With numerous new regulatory and compliance requirements – from ESG reporting to Basel III Finalisation, to DORA – financial organizations are facing significant demands on their ability to meet compliance. Unfortunately, the ECB and other supervisory bodies will continue to make new demands, to impose new compliance requirements, and to request proof of compliance.
And, in the financial world, you have to prove that compliance. When a supervisor requests proof of compliance in the form of an audit or onsite inspection, you have to provide the in-depth data to show compliance. Unfortunately, in most banks, that process still takes months.

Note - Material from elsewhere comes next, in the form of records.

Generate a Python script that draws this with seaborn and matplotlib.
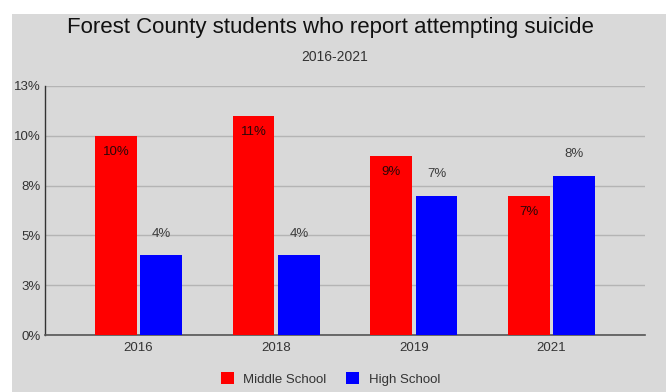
import matplotlib
matplotlib.use("Agg")
import matplotlib.pyplot as plt
import matplotlib.patches as mpatches
import seaborn as sns
import pandas as pd

# Survey years and share of students (percent) reporting a suicide attempt
years = ["2016", "2018", "2019", "2021"]
middle_school = [10, 11, 9, 7]
high_school = [4, 4, 7, 8]
series_names = ["Middle School", "High School"]
series_colors = ["#ff0000", "#0000ff"]

# Y axis ticks every 2.5 points, labelled rounded half-up
y_ticks = [0, 2.5, 5, 7.5, 10, 12.5]
y_tick_labels = ["0%", "3%", "5%", "8%", "10%", "13%"]

df = pd.DataFrame({
    "Year": years * 2,
    "Percent": middle_school + high_school,
    "Level": [series_names[0]] * len(years) + [series_names[1]] * len(years),
})

sns.set_theme(style="white")
plt.rcParams["font.family"] = ["Liberation Sans", "DejaVu Sans"]

bg = "#d9d9d9"
fig = plt.figure(figsize=(6.7, 3.92), dpi=100, facecolor="white")
fig.patches.append(mpatches.Rectangle((12 / 670, 0), 654 / 670, 378 / 392,
                                      transform=fig.transFigure,
                                      facecolor=bg, edgecolor="none", zorder=-10))
ax = fig.add_axes([45 / 670, 57 / 392, 600 / 670, 249 / 392])
ax.set_facecolor(bg)

sns.barplot(data=df, x="Year", y="Percent", hue="Level",
            palette=series_colors, width=0.66, gap=0.08,
            saturation=1, ax=ax, legend=False, zorder=3,
            linewidth=0, edgecolor="none")

ax.set_xlim(-0.68, 3.68)
ax.set_ylim(0, 12.5)
ax.set_yticks(y_ticks)
ax.set_yticklabels(y_tick_labels)
ax.grid(axis="y", color="#b4b4b4", linewidth=1, zorder=1)
ax.set_axisbelow(True)
ax.set_xlabel("")
ax.set_ylabel("")

for side in ["top", "right"]:
    ax.spines[side].set_visible(False)
ax.spines["left"].set_color("#333333")
ax.spines["left"].set_linewidth(1)
ax.spines["bottom"].set_color("#555555")
ax.spines["bottom"].set_linewidth(1.2)
ax.tick_params(axis="both", length=0, labelsize=9.5, colors="#333333", pad=5)
ax.tick_params(axis="y", pad=3)

# Value labels: inside the top of middle school bars, above high school bars
for container, name in zip(ax.containers, series_names):
    if name == "Middle School":
        ax.bar_label(container, labels=[f"{v:.0f}%" for v in container.datavalues],
                     padding=-16, fontsize=9.5, color="#2a0808", zorder=4)
    else:
        ax.bar_label(container, labels=[f"{v:.0f}%" for v in container.datavalues],
                     padding=11, fontsize=9.5, color="#3c3c3c", zorder=4)

fig.text(0.493, 1 - 27 / 392, "Forest County students who report attempting suicide",
         ha="center", va="center", fontsize=16, color="#111111")
fig.text(0.5, 1 - 57 / 392, "2016-2021", ha="center", va="center",
         fontsize=10, color="#333333")

handles = [mpatches.Patch(facecolor=c, edgecolor="none") for c in series_colors]
fig.legend(handles, series_names, loc="center", bbox_to_anchor=(0.493, 1 - 379 / 392),
           ncol=2, frameon=False, fontsize=9.5, handlelength=1.0, handleheight=1.0,
           handletextpad=0.7, columnspacing=1.5, labelcolor="#333333")

fig.savefig("out.png", dpi=100, facecolor="white")
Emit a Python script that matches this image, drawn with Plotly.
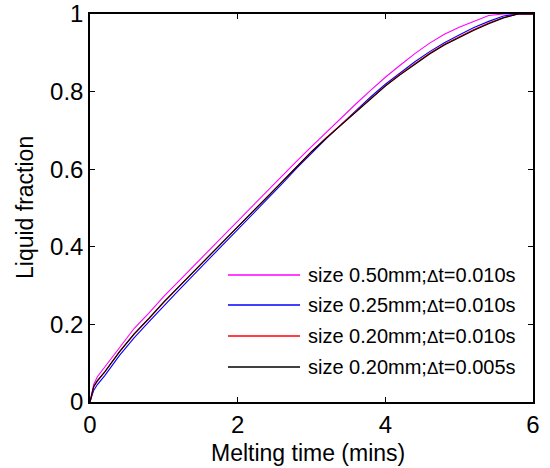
import plotly.graph_objects as go

# Melting time (mins) sample points
time_min = [0, 0.05, 0.1, 0.2, 0.4, 0.6, 0.8, 1.0, 1.2, 1.4, 1.6, 1.8, 2.0, 2.2, 2.4,
            2.6, 2.8, 3.0, 3.2, 3.4, 3.6, 3.8, 4.0, 4.2, 4.4, 4.6, 4.8, 5.0, 5.2,
            5.4, 5.6, 5.8, 6.0]

# Liquid fraction for each mesh size / time step
lf_050_010 = [0, 0.045, 0.065, 0.090, 0.143, 0.190, 0.230, 0.272, 0.311, 0.350, 0.389,
              0.427, 0.466, 0.504, 0.543, 0.582, 0.621, 0.658, 0.695, 0.731, 0.768,
              0.803, 0.837, 0.868, 0.898, 0.925, 0.948, 0.966, 0.982, 0.996, 1.0,
              1.0, 1.0]
lf_025_010 = [0, 0.030, 0.045, 0.068, 0.120, 0.166, 0.207, 0.248, 0.288, 0.327, 0.366,
              0.405, 0.444, 0.483, 0.522, 0.562, 0.603, 0.642, 0.679, 0.715, 0.751,
              0.786, 0.819, 0.849, 0.877, 0.903, 0.926, 0.946, 0.965, 0.981, 0.995,
              1.0, 1.0]
lf_020_010 = [0, 0.038, 0.054, 0.077, 0.129, 0.175, 0.215, 0.257, 0.296, 0.335, 0.373,
              0.412, 0.451, 0.490, 0.528, 0.567, 0.607, 0.645, 0.681, 0.715, 0.749,
              0.783, 0.815, 0.845, 0.873, 0.899, 0.922, 0.942, 0.960, 0.977, 0.991,
              1.0, 1.0]
lf_020_005 = [0, 0.040, 0.055, 0.078, 0.130, 0.176, 0.216, 0.258, 0.297, 0.336, 0.374,
              0.413, 0.452, 0.490, 0.528, 0.567, 0.607, 0.645, 0.680, 0.714, 0.748,
              0.782, 0.814, 0.843, 0.871, 0.897, 0.920, 0.940, 0.958, 0.975, 0.990,
              1.0, 1.0]

series_names = ["size 0.50mm;Δt=0.010s", "size 0.25mm;Δt=0.010s",
                "size 0.20mm;Δt=0.010s", "size 0.20mm;Δt=0.005s"]
series_values = [lf_050_010, lf_025_010, lf_020_010, lf_020_005]
series_colors = ["#ff00ff", "#0000ff", "#ff0000", "#000000"]

x_ticks = [0, 2, 4, 6]
y_ticks = [0, 0.2, 0.4, 0.6, 0.8, 1]
y_tick_text = ["0", "0.2", "0.4", "0.6", "0.8", "1"]

FONT = "Liberation Sans, Arial, Helvetica, sans-serif"

fig = go.Figure()
for name, vals, col in zip(series_names, series_values, series_colors):
    fig.add_trace(go.Scatter(x=time_min, y=vals, mode="lines", name=name,
                             line=dict(color=col, width=1.1), showlegend=False))

# Pixel helpers for placing paper-referenced items
W, H = 550, 468
L, R, T, B = 90, 17, 14, 66
pw, ph = W - L - R, H - T - B
def px(x):
    return (x - L) / pw
def py(y):
    return 1 - (y - T) / ph

# Hand-built legend in the lower right corner (long sample lines)
row_y = [275, 305, 336, 367]
for yy, name, col in zip(row_y, series_names, series_colors):
    fig.add_shape(type="line", xref="paper", yref="paper",
                  x0=px(228), x1=px(300), y0=py(yy), y1=py(yy),
                  line=dict(color=col, width=1.3))
    label = name.replace("Δ", "<span style='font-size:17px'>Δ</span>")
    fig.add_annotation(xref="paper", yref="paper", x=px(306), y=py(yy),
                       text=label, showarrow=False, xanchor="left", yanchor="middle",
                       font=dict(family=FONT, size=20, color="#000000"))

# Axis titles
fig.add_annotation(xref="paper", yref="paper", x=px(308), y=py(453),
                   text="Melting time (mins)", showarrow=False,
                   xanchor="center", yanchor="middle",
                   font=dict(family=FONT, size=23, color="#000000"))
fig.add_annotation(xref="paper", yref="paper", x=px(25), y=py(208),
                   text="Liquid fraction", showarrow=False, textangle=-90,
                   xanchor="center", yanchor="middle",
                   font=dict(family=FONT, size=23, color="#000000"))

axis_common = dict(showgrid=False, zeroline=False, showline=True, linecolor="#000000",
                   linewidth=1.5, mirror="ticks", ticks="inside", ticklen=5,
                   tickwidth=1, tickcolor="#000000", automargin=False,
                   tickfont=dict(family=FONT, size=24, color="#000000"))

fig.update_xaxes(range=[0, 6], tickvals=x_ticks, ticktext=[str(v) for v in x_ticks],
                 **axis_common)
fig.update_yaxes(range=[0, 1], tickvals=y_ticks, ticktext=y_tick_text,
                 **axis_common)

fig.update_layout(width=W, height=H, margin=dict(l=L, r=R, t=T, b=B),
                  plot_bgcolor="#ffffff", paper_bgcolor="#ffffff",
                  font=dict(family=FONT, color="#000000"))

fig.write_html("out.html")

Scattered data is a legacy problem
20 years ago, when Basel II came into effect, the regulation specified digital data for the first time. With most data in hardcopy, banks had to start digitizing to make the necessary calculations possible. That process moved data collection, reports, customer information, and records onto servers – where they could be more easily accessed, compiled, and corrected.
Today, most data is stored electronically. Unfortunately, in a lot of cases, it’s still stored in legacy systems, siloed across departments. When you have to meet an ad hoc request from an auditor or supervisor, you have to compile that data before you can even begin to correct it. Then, correcting numbers and making the appropriate calculations can take considerably more time.
Extracting data and doing corrections can take some banks a significant amount of time, too long for compliance requirements.
Resolving issues with data management
If you have to wait for an audit request to gather data from various systems across the organisation, you’re incurring costs, reducing compliance, and reducing your own situational awareness of compliance. Your organisation shouldn’t have to panic and scramble to find scattered data when something like an asset quality review is requested.
In addition, most supervisor questions revolve around the same data. For example, you’ll want to know where data is stored, how complete the data is, what each data term/item means, timelines for data items, who’s responsible for each item of data, etc. If you can establish that as part of data governance, you’re already covering half the work of an audit – meaning you can quickly and easily pull compliance information without significant resource spend during an audit.
Good data management means that you could make a complex query, such as for a loan tape, and have that data within one or two days. That’s increasingly easier with cloud systems that enable data to be shared between departments, to be accessed by supervisors, and to be sent to the supervisor.
- Review your data management practices, starting with golden source, ownership and definitions
- Review how data is collated and shared, in particular completeness and timeliness
- Review how the internal organization handles data and if that meets compliance needs
Every bank has data available in digital systems. Implementing data management policies to ensure that data is ready to send to a supervisor is a logical next step.
That means setting up data management, data governance, and data quality frameworks – with data warehousing and data definitions to enable transparency, traceability, and searchability.
Compliance requirements aren’t going anywhere. If you start thinking about your data management now, you’ll be ready when auditors do make a request. A good beginning is half the work.